* Request
Pull out every line below holding the word "this".

# # # # #

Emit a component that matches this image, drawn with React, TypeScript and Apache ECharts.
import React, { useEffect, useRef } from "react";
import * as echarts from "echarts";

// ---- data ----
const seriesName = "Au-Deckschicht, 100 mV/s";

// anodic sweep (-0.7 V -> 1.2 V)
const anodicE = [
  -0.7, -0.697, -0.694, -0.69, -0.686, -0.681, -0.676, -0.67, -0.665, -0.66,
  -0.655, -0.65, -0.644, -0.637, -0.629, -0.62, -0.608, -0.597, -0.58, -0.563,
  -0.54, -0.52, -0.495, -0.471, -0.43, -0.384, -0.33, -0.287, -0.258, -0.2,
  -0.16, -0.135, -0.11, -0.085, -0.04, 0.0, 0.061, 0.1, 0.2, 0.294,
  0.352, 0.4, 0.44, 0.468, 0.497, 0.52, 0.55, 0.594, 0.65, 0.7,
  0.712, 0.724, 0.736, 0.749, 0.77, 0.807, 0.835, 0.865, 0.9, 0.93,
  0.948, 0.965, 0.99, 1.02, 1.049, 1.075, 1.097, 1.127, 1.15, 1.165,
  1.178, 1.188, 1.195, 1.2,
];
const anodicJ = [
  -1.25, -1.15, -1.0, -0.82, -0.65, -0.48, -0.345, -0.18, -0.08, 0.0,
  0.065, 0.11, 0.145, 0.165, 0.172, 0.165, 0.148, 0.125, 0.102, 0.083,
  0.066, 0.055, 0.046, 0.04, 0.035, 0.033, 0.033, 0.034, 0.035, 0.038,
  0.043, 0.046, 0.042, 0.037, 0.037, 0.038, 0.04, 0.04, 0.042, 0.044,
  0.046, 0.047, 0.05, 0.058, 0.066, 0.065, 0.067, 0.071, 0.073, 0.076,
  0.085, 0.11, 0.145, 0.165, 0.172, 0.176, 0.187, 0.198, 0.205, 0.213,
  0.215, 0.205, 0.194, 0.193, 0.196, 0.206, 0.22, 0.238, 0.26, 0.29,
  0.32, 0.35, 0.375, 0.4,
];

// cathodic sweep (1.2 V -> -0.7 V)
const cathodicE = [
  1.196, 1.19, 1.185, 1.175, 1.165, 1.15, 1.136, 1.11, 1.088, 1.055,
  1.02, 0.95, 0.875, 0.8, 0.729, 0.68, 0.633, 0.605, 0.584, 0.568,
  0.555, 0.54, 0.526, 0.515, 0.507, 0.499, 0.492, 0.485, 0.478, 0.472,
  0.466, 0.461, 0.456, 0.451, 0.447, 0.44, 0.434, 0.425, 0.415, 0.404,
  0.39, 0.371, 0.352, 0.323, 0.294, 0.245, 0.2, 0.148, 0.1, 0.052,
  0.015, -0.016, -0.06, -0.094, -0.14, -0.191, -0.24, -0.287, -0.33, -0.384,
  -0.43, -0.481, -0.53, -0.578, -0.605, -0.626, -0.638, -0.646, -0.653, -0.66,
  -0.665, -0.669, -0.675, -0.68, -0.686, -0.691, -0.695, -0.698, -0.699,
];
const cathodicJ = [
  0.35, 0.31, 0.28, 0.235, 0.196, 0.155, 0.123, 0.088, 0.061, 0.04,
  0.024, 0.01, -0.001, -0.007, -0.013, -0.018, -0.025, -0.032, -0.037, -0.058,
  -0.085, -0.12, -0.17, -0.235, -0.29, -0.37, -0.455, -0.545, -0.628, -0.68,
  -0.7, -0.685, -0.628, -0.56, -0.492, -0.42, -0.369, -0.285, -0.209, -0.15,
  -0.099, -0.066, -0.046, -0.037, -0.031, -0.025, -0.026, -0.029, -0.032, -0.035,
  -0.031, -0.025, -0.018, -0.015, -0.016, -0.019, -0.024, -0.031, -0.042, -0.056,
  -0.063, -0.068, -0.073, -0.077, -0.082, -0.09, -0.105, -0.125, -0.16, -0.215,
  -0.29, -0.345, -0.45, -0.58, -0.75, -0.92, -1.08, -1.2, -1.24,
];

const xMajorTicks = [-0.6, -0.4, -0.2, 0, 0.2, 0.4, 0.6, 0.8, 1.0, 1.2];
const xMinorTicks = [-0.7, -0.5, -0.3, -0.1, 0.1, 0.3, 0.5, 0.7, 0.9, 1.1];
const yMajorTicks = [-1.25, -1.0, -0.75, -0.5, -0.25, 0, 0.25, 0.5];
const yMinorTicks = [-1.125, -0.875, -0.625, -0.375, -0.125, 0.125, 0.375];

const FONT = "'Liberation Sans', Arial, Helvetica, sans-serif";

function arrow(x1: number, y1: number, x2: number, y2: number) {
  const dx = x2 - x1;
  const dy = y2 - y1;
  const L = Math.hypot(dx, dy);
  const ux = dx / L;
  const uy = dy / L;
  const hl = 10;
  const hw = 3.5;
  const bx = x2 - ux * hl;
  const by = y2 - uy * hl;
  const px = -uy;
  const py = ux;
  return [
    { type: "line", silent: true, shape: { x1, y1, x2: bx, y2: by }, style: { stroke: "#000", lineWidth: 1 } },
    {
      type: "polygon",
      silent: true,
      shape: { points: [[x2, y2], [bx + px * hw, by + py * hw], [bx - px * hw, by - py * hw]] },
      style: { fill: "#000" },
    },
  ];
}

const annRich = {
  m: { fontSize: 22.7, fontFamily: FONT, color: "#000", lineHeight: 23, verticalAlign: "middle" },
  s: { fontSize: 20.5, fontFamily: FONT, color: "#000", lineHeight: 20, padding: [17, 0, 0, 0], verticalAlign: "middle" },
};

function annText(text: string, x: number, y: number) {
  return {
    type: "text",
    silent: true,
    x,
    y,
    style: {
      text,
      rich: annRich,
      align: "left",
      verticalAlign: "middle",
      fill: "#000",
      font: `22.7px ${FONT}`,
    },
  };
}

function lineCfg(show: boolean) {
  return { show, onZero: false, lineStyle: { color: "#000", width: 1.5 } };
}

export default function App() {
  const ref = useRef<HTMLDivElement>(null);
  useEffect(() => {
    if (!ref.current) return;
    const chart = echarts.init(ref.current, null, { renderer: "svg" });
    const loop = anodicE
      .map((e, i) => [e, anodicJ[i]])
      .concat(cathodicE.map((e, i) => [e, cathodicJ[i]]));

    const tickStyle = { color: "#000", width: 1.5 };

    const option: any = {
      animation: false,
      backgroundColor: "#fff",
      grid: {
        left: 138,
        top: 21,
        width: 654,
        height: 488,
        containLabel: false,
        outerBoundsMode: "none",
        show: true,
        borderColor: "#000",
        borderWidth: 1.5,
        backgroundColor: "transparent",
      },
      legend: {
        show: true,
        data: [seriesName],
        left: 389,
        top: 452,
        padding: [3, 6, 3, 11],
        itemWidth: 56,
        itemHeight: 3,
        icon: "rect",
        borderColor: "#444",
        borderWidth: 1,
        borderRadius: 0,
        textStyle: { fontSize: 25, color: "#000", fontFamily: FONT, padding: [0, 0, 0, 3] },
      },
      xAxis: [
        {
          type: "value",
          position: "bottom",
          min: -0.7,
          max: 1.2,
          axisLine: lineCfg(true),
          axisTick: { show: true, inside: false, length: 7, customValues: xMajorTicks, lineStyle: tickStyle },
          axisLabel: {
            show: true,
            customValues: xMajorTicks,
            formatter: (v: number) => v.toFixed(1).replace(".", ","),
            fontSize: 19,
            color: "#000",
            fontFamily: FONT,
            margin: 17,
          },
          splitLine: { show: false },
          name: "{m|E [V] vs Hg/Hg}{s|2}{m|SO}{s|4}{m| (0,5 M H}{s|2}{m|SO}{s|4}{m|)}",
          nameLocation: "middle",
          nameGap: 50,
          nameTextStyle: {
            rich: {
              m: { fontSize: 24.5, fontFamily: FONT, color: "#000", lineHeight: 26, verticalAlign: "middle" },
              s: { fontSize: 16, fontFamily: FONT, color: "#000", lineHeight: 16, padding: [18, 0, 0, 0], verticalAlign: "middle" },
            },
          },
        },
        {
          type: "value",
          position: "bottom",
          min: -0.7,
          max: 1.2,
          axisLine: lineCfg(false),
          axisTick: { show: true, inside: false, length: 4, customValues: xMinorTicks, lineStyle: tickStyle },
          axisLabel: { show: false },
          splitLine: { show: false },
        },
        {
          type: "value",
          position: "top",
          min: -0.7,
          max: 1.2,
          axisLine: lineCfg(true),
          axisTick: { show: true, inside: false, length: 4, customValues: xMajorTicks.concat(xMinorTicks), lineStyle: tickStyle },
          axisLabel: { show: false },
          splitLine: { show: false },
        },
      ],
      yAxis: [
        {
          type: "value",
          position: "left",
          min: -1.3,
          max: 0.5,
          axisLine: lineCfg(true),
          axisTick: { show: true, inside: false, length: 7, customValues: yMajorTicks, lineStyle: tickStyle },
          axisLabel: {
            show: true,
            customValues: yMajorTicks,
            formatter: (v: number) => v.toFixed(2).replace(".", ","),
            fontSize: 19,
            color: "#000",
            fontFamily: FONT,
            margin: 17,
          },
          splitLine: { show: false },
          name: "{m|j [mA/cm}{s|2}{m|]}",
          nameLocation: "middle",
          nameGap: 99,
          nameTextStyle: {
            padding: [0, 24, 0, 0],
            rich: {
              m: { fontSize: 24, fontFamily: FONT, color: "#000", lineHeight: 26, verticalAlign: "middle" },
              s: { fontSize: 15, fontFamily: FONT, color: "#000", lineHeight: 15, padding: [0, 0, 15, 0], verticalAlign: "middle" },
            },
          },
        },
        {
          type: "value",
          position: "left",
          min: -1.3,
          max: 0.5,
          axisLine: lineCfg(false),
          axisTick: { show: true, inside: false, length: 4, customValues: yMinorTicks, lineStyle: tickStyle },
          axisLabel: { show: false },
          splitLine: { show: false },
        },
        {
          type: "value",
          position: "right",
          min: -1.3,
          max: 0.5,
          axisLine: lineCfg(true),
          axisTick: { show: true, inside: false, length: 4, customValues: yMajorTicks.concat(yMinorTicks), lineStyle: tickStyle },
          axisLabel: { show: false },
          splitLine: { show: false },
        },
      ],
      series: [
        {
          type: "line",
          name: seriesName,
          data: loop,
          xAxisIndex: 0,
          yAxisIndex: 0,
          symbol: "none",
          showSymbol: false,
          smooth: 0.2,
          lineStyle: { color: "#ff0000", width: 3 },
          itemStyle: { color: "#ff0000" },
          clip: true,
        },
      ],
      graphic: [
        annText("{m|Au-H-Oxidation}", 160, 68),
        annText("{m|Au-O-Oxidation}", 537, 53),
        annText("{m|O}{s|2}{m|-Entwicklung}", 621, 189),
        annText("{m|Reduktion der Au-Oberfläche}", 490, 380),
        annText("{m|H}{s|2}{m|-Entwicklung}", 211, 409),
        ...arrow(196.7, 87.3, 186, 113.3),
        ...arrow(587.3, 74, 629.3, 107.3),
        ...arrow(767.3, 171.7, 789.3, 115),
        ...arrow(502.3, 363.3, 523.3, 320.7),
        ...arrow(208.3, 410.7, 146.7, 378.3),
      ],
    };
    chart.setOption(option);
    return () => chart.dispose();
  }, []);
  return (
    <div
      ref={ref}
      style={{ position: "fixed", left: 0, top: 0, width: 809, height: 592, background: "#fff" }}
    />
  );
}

# # # # #

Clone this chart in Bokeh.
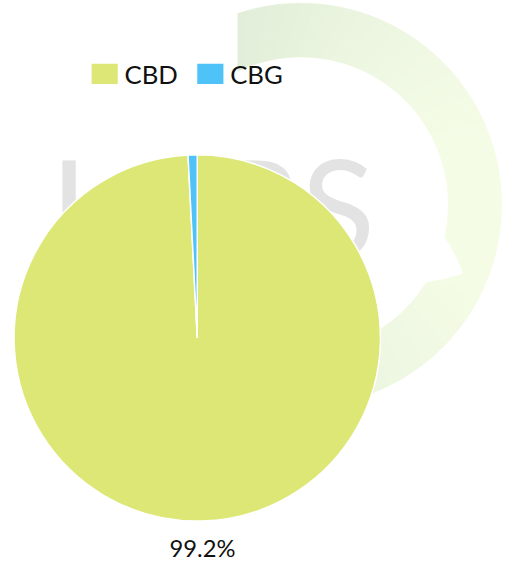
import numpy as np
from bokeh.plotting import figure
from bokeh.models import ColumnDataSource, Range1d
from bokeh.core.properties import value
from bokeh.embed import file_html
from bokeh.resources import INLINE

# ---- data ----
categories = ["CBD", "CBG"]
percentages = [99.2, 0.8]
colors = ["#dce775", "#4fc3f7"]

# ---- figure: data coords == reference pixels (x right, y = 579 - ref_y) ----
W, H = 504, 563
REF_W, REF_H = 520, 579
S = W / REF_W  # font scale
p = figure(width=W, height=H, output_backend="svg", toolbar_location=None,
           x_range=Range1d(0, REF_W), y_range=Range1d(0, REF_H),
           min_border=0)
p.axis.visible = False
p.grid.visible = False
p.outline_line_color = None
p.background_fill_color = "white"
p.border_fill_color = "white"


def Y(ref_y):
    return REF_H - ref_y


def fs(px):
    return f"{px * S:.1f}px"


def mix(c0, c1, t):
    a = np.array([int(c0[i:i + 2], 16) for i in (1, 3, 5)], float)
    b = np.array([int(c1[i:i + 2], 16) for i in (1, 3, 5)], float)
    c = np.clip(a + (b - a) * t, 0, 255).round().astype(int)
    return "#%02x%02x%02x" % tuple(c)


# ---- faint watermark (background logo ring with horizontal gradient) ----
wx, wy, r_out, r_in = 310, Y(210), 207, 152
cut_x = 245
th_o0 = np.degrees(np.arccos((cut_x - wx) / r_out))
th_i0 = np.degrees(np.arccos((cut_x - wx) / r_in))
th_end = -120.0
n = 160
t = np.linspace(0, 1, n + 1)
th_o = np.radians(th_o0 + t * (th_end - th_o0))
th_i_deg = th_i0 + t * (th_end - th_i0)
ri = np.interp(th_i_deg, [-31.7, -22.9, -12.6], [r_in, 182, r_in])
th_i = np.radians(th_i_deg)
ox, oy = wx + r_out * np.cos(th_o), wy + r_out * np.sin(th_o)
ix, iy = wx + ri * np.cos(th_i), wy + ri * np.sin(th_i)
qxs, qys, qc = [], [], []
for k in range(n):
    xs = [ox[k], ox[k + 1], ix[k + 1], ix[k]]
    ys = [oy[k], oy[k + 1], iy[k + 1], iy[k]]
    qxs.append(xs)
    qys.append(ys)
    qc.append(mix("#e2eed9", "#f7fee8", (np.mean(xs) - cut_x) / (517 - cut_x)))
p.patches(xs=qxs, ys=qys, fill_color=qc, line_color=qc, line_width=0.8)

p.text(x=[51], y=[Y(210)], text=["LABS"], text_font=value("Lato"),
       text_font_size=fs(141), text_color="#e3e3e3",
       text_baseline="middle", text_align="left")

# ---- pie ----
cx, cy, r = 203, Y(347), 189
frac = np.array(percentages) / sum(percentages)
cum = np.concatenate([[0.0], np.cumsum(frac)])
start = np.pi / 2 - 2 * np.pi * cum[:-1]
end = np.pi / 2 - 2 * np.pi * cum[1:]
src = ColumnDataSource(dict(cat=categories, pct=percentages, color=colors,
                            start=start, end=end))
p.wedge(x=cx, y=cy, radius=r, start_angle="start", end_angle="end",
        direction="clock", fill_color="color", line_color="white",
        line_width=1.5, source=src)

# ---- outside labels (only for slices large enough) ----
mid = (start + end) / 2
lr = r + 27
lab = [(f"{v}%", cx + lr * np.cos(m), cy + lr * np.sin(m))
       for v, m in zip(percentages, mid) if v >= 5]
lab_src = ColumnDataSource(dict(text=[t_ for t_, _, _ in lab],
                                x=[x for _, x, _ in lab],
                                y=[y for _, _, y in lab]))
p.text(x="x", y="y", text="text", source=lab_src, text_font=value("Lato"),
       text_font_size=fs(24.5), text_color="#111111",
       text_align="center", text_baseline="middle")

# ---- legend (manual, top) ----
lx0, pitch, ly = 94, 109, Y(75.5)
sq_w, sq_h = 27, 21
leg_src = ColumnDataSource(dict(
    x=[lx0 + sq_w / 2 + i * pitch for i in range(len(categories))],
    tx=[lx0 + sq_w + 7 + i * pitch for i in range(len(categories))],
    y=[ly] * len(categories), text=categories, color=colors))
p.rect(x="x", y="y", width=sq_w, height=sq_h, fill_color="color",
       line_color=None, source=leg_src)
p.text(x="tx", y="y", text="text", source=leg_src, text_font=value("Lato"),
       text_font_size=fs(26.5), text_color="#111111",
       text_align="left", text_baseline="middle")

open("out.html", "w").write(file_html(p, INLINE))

# # # # #

* Task result
Emit a component that matches this image, drawn with React, TypeScript and Apache ECharts.
Clone this chart in Bokeh.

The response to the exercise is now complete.